Op het nachtkastje staat een vaasje met Vergeet- me -nietjes. Vers geplukt door de zus van Saartje. We mogen onze bewoonster Saartje noemen, anders voelt ze zich zo oud. Ze is bijna negentig jaar. De eerste zonnestralen schijnen op haar gezicht als ik de gordijnen open doe. Ze ligt nog met haar ogen dicht maar zegt zachtjes: ‘Goedemorgen dames, weer een nieuwe dag, voor mij mag het over zijn.’
We gaan Saartje op bed wassen, ze is te zwak en te pijnlijk om te douchen, daar doen we haar al een paar dagen geen plezier meer mee. Ze wil de kleding aan die haar zus gisteren voor haar heeft klaar gehangen in de kast. Een witte blouse met een mooie bloemenprint op een zwarte broek. Voordat we haar aankleden smeer ik haar gezicht en lichaam nog even lekker in met haar favoriete bodylotion. ‘Ik zal jullie niet vergeten, jullie zijn altijd zo lief voor mij ‘, zegt Saartje. ‘We doen het met liefde’, zegt de verpleegkundige met wie ik de verzorging deze ochtend verricht.

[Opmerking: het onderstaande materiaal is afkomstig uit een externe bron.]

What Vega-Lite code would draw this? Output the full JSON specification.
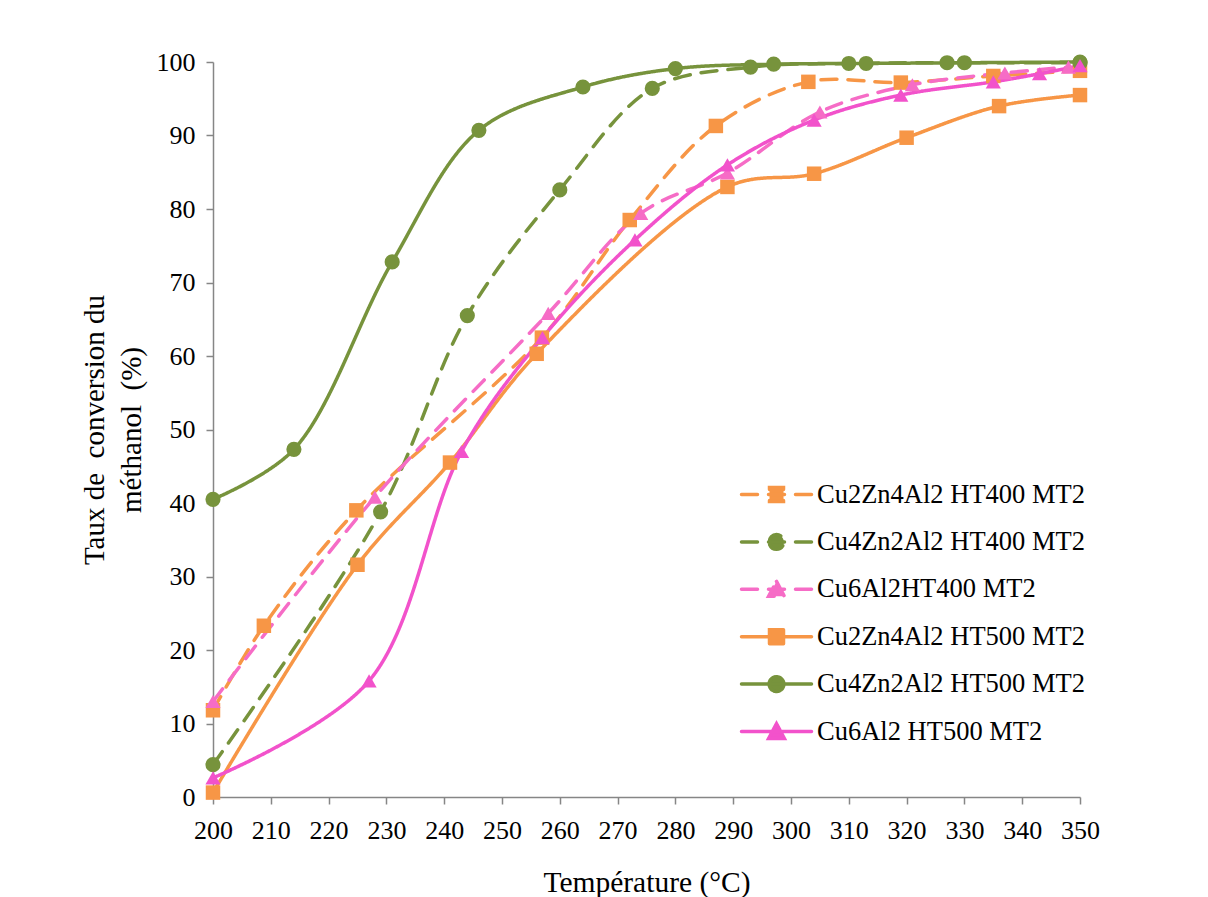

De kleinkinderen van Saartje hebben een paar dagen geleden afscheid genomen van hun oma via een raambezoek. Saartje kon er maar niet over uit dat ze niet meer mocht knuffelen met haar kinderen en kleinkinderen vanwege de Corona. Haar zus kwam regelmatig. Zij en haar zus waren erg hecht, vertelde Saartje mij tijdens de opname in het hospice. Ze was er altijd voor Saartje, ze hadden aan één woord genoeg. Ze hebben samen veel meegemaakt, deze band is zo sterk daar komt niemand tussen aldus Saartje. Mooie verhalen kon onze bewoonster daarover vertellen. Ik zit naast mevrouw en strijk een grijze lok uit haar ogen. Dat dit anders voelt met plastic handschoenen aan is alleen mijn gevoel. Ik krijg een glimlach als bedankje. Diezelfde middag is ze rustig ingeslapen in het bijzijn van haar zus en zonen.

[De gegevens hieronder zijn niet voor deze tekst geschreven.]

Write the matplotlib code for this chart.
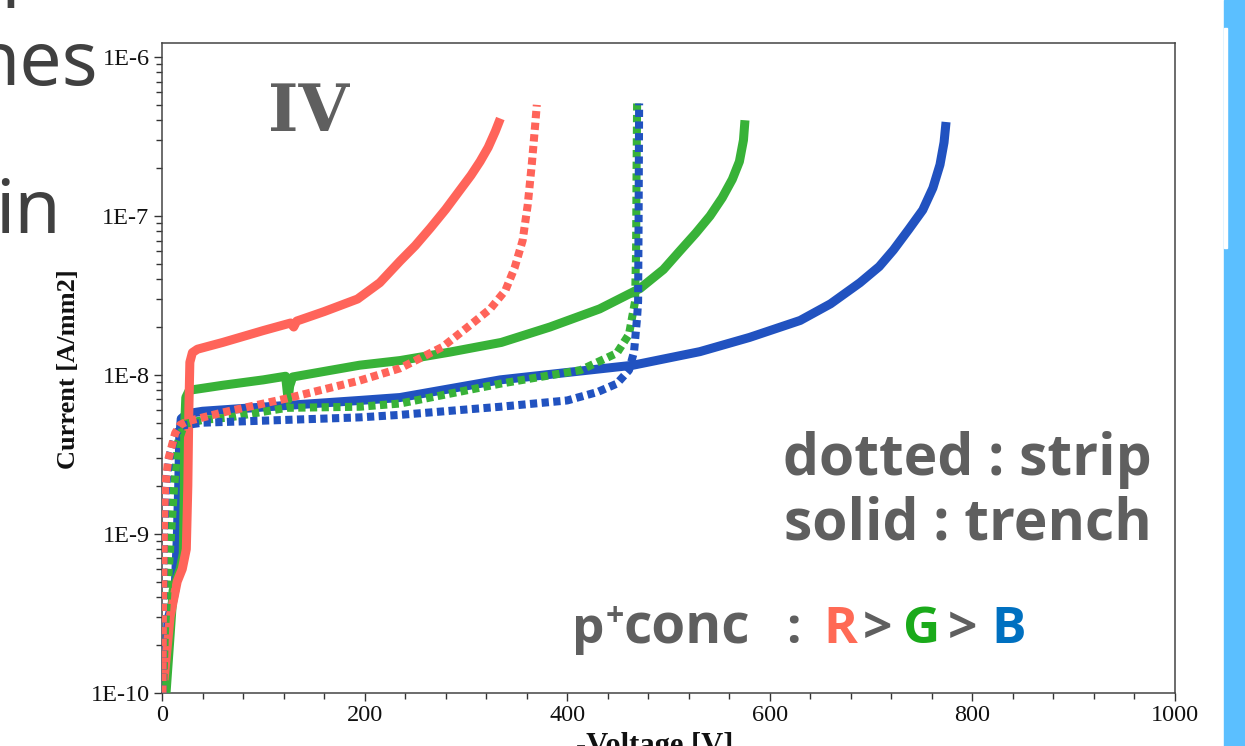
import matplotlib
matplotlib.use("Agg")
import matplotlib.pyplot as plt
from matplotlib.ticker import FixedLocator, LogLocator, NullFormatter, MultipleLocator
from matplotlib.patches import Rectangle

# ---- measured IV data: -Voltage [V] vs Current [A/mm2] ----
v_r_trench = [2, 8, 15, 20, 24, 25.5, 26.5, 27.5, 30, 35, 60, 100, 127, 130, 133,
              160, 193, 215, 235, 250, 265, 280, 294, 305, 314, 322, 329, 334]
i_r_trench = [1.2e-10, 3e-10, 5e-10, 6e-10, 8e-10, 2e-9, 6e-9, 1.2e-8, 1.38e-8, 1.45e-8,
              1.6e-8, 1.9e-8, 2.12e-8, 2.0e-8, 2.18e-8, 2.5e-8, 3.0e-8, 3.8e-8, 5.2e-8,
              6.5e-8, 8.4e-8, 1.1e-7, 1.45e-7, 1.8e-7, 2.2e-7, 2.7e-7, 3.4e-7, 4.1e-7]

v_g_trench = [4, 8, 11, 18, 21, 22, 22.5, 23.5, 27, 60, 100, 122, 123.5, 124.5, 126, 129,
              195, 235, 284, 335, 383, 432, 449, 472, 495, 511, 527, 541, 553, 563, 570,
              574, 575.5]
i_g_trench = [1e-10, 2.3e-10, 4.4e-10, 6e-10, 7.5e-10, 2e-9, 5e-9, 7.2e-9, 8e-9, 8.6e-9,
              9.3e-9, 9.8e-9, 8e-9, 7e-9, 8.5e-9, 9.7e-9, 1.15e-8, 1.23e-8, 1.39e-8, 1.6e-8,
              2.0e-8, 2.6e-8, 2.95e-8, 3.5e-8, 4.6e-8, 6.0e-8, 7.8e-8, 1.0e-7, 1.3e-7,
              1.7e-7, 2.2e-7, 3.0e-7, 4.0e-7]

v_b_trench = [2, 3, 6, 10, 13, 15, 16.5, 17.5, 19, 25, 40, 120, 195, 235, 334, 465, 531,
              580, 630, 660, 689, 708, 722, 737, 751, 761, 768, 772, 774]
i_b_trench = [1e-10, 1.2e-10, 2.9e-10, 3.6e-10, 4.5e-10, 9e-10, 2e-9, 4e-9, 5.3e-9, 5.7e-9,
              5.9e-9, 6.4e-9, 6.9e-9, 7.2e-9, 9.3e-9, 1.15e-8, 1.4e-8, 1.72e-8, 2.2e-8,
              2.8e-8, 3.8e-8, 4.8e-8, 6.1e-8, 8.2e-8, 1.09e-7, 1.5e-7, 2.1e-7, 2.9e-7, 3.9e-7]

v_r_strip = [0.5, 1, 2, 3, 6, 13, 18, 25, 60, 123, 195, 235, 277, 304, 324, 339, 348,
             356, 361, 365, 368, 370]
i_r_strip = [1e-10, 3.8e-10, 1.2e-9, 1.9e-9, 2.9e-9, 4.3e-9, 4.85e-9, 5.1e-9, 5.8e-9,
             7.1e-9, 9.2e-9, 1.1e-8, 1.5e-8, 2.05e-8, 2.6e-8, 3.4e-8, 4.7e-8, 7.0e-8,
             1.17e-7, 2.1e-7, 3.5e-7, 5.0e-7]

v_g_strip = [1, 3, 8, 12, 16, 22, 40, 67, 123, 195, 235, 334, 413, 449, 461, 467, 468,
             468.5, 469]
i_g_strip = [1e-10, 2.5e-10, 8e-10, 2e-9, 3.8e-9, 4.9e-9, 5.2e-9, 5.4e-9, 6.2e-9, 6.3e-9,
             6.6e-9, 8.8e-9, 1.07e-8, 1.37e-8, 1.8e-8, 2.9e-8, 6e-8, 2e-7, 5.1e-7]

v_b_strip = [0.5, 1, 2, 4, 8, 14, 20, 40, 120, 195, 235, 334, 400, 430, 449, 461, 466, 469,
             470, 470.5, 471]
i_b_strip = [1e-10, 3e-10, 1e-9, 2e-9, 3.2e-9, 4.3e-9, 4.8e-9, 5.0e-9, 5.2e-9, 5.4e-9,
             5.6e-9, 6.3e-9, 6.9e-9, 7.8e-9, 8.8e-9, 1.07e-8, 1.4e-8, 2.3e-8, 2.9e-8, 1e-7,
             5.1e-7]

x_ticks = [0, 200, 400, 600, 800, 1000]
y_ticks = [1e-10, 1e-9, 1e-8, 1e-7, 1e-6]
y_tick_labels = ["1E-10", "1E-9", "1E-8", "1E-7", "1E-6"]

RED = "#ff645a"
GREEN = "#38b238"
BLUE = "#2152c0"
GRAY = "#5f5f5f"
SANS = ["Open Sans", "DejaVu Sans"]

W, H = 1245, 746
fig = plt.figure(figsize=(W / 100, H / 100), dpi=100)
fig.patch.set_facecolor("white")


def fx(x):
    return x / W


def fy(y):
    return 1 - y / H


# side bar of the slide
fig.patches.append(Rectangle((fx(1224), 0), fx(21), 1, transform=fig.transFigure,
                             color="#5bbfff", zorder=0))
fig.patches.append(Rectangle((fx(1224), fy(248)), fx(2.5), fy(28) - fy(248),
                             transform=fig.transFigure, color="white", zorder=1))

# slide body text running off the left edge
body_kw = dict(family="Noto Sans", fontsize=54, color="#404040", ha="right", va="baseline")
fig.text(fx(33), fy(8), "er", **body_kw)
fig.text(fx(98), fy(85), "hes", **body_kw)
fig.text(fx(61), fy(233), "in", **body_kw)

ax = fig.add_axes([fx(162), fy(692.7), fx(1175) - fx(162), fy(43) - fy(692.7)])
ax.set_yscale("log")
ax.set_xlim(0, 1000)
ax.set_ylim(1e-10, 1.225e-6)

solid_kw = dict(lw=6.5, solid_capstyle="butt", solid_joinstyle="round")
dot_kw = dict(lw=5.8, linestyle=(0, (0.9, 0.55)), dash_capstyle="butt")

ax.plot(v_b_trench, i_b_trench, color=BLUE, zorder=3, **solid_kw)
ax.plot(v_g_trench, i_g_trench, color=GREEN, zorder=3, **solid_kw)
ax.plot(v_r_trench, i_r_trench, color=RED, zorder=3, **solid_kw)
ax.plot(v_g_strip, i_g_strip, color=GREEN, zorder=4, **dot_kw)
ax.plot(v_b_strip, i_b_strip, color=BLUE, zorder=4, **dot_kw)
ax.plot(v_r_strip, i_r_strip, color=RED, zorder=4, **dot_kw)

serif = "Liberation Serif"
ax.xaxis.set_major_locator(FixedLocator(x_ticks))
ax.xaxis.set_minor_locator(MultipleLocator(40))
ax.set_yticks(y_ticks)
ax.set_yticklabels(y_tick_labels)
ax.yaxis.set_minor_locator(LogLocator(base=10, subs=range(2, 10), numticks=20))
ax.yaxis.set_minor_formatter(NullFormatter())
ax.tick_params(which="both", direction="out", color="#333333", width=1,
               labelsize=17.5, labelcolor="#111111", top=False, right=False, pad=3)
ax.tick_params(which="major", length=6)
ax.tick_params(which="minor", length=4)
for lab in ax.get_xticklabels() + ax.get_yticklabels():
    lab.set_family(serif)
for sp in ax.spines.values():
    sp.set_color("#444444")
    sp.set_linewidth(1.1)

fig.text(fx(69), fy(369), "Current [A/mm2]", rotation=90, ha="center", va="center",
         family=serif, fontweight="bold", fontsize=19, color="#111111")
fig.text(fx(655), fy(732), "-Voltage [V]", ha="center", va="top",
         family=serif, fontweight="bold", fontsize=22, color="#111111")

# annotations
fig.text(fx(268), fy(131), "IV", family="DejaVu Serif", fontweight="bold", fontsize=47,
         color=GRAY, ha="left", va="baseline")
note_kw = dict(family=SANS, fontweight="bold", fontsize=41, color=GRAY,
               ha="right", va="baseline")
fig.text(fx(1152), fy(475), "dotted : strip", **note_kw)
fig.text(fx(1152), fy(540), "solid : trench", **note_kw)

# coloured ranking line: (text, colour, size, left px, baseline px)
rank_pieces = [("p", GRAY, 37, 572, 643), ("+", GRAY, 23, 606, 626),
               ("conc", GRAY, 39.5, 624, 643), (":", GRAY, 37, 786, 643),
               ("R", "#ff6a55", 37, 823, 643), (">", GRAY, 37, 863, 643),
               ("G", "#1aaa1a", 37, 903, 643), (">", GRAY, 37, 948, 643),
               ("B", "#0070c0", 37, 991, 643)]
for txt, col, size, left, base in rank_pieces:
    fig.text(fx(left), fy(base), txt, family=SANS, fontweight="bold",
             fontsize=size, color=col, ha="left", va="baseline")

fig.savefig("out.png", dpi=100)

Aan het einde van de middag is het afscheidsritueel van Saartje. De zon schijnt nog volop en ik besluit de uitgeleide buiten voor het hospice op de parkeerplaats te doen. Er is voldoende ruimte om allemaal anderhalve meter van elkaar af te staan. Als de rouwauto in beweging komt, worden er allemaal handkusjes naar Saartje geblazen. En dan, intens verdrietig, breekt zus. Ze was de hele tijd zo sterk.
Ik weet dat het tegen alle protocollen in is, maar ik sla een arm om haar heen en fluister in haar oor: ‘U was meer dan een zus voor Saartje, ze zal u nooit vergeten.’